Groups Lobby To Keep Rental Housing Panel
Tenants rights organizations appear to have successfully lobbied to save the agency which presides over landlord-tenant disputes under the District’s rent control law.
The D.C. City Council is scheduled to vote on budget legislation Tuesday which initially contained language abolishing the Rental Housing Commission.
Last week, the council elected to strike that language and restore the commission’s budget of $227,000, which Mayor Anthony Williams (D) had eliminated in his fiscal 2004 budget as part of an effort to close funding gaps for the coming fiscal year.
In recent weeks, nearly a dozen tenants’ rights organizations have lobbied the 13-member council in an attempt to maintain the commission, which operates under the Rental Housing Act of 1985.
“We were outraged,” said Lester Cussey, co-founder of the D.C. Coalition for Housing Justice. “We view an attack on the commission as an attack on rent control.”
The commission serves as an arbitrator for tenant-landlord disputes concerning rents charged and rent ceilings, and also publishes the annual adjustment for rental units which operate under the housing act, according to the Department of Consumer and Regulatory Affairs Web site.
“We don’t view the commission as necessarily favorable to the tenants, we see it as a neutral body,” said Kenneth Rothschild, a member of both the Tenants’ Task Force for Rent Control and the D.C. Coalition for Rent Control.
If the commission is abolished, tenants or landlords would have to file complaints in the District of Columbia Court of Appeals.
Tenants groups assert that the change in venue would create additional difficulties for many renters, citing concerns such as the need for attorneys, when tenants are currently able to represent themselves in hearings held by the commission. “It’s much more complex,” Rothschild said.
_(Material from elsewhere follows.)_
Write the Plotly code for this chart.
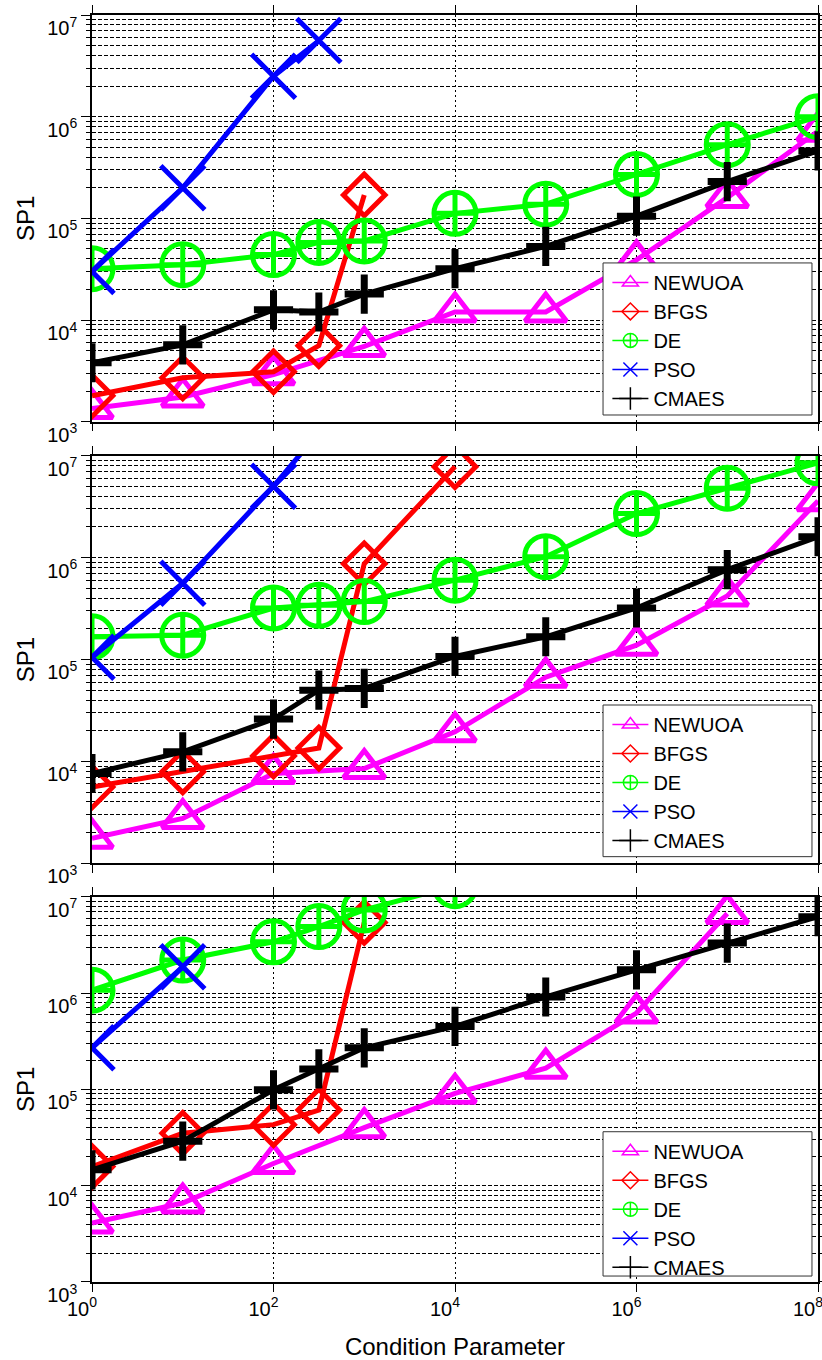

The Tenant Action Network estimates there are more than 100,000 rental units in the District which qualify for rent control.
“There’s a total erosion of low and moderate income housing in this city. We’re fighting for the bits and scraps that are still left,” Rothschild said.
City Councilmember Phil Mendelson (D-At-Large) said the commission is designed to make the enforcement of rent control laws as accessible as possible for renters.
He added that many of the disputes “are “not so substantial that they lend themselves to obvious courtroom litigation.”
While Mendelson said the Apartment and Office Building Association has lobbied in favor of dismantling the rental commission, he expects it will be approved by the council.
A spokesman for AOBA did not return a call seeking comment.
Tony Bullock, a spokesman for the mayor, said the commission is only one of dozens of items being debated in the 2004 budget.
“This is not the first time someone has proposed to eliminate the Rental Housing Commission, it has come up before and with the full support of the chairman of the Committee on Consumer and Regulatory Affairs [Sharon Ambrose (D-Ward 6)],” Bullock said. “It’s her feeling and the mayor’s feeling that there is really no need for the commission. The functions of this commission should be transferred to DCRA staff and to the Superior Court, where things more move more quickly.”
Tenant organizations will try to use their momentum to encourage the council to strengthen rent control laws. Betty Sellers, a TAN member, said: “We truly hope the city council preserving the Rental Housing Commission is just the first step in fixing what’s wrong with the rent control law, closing loopholes.”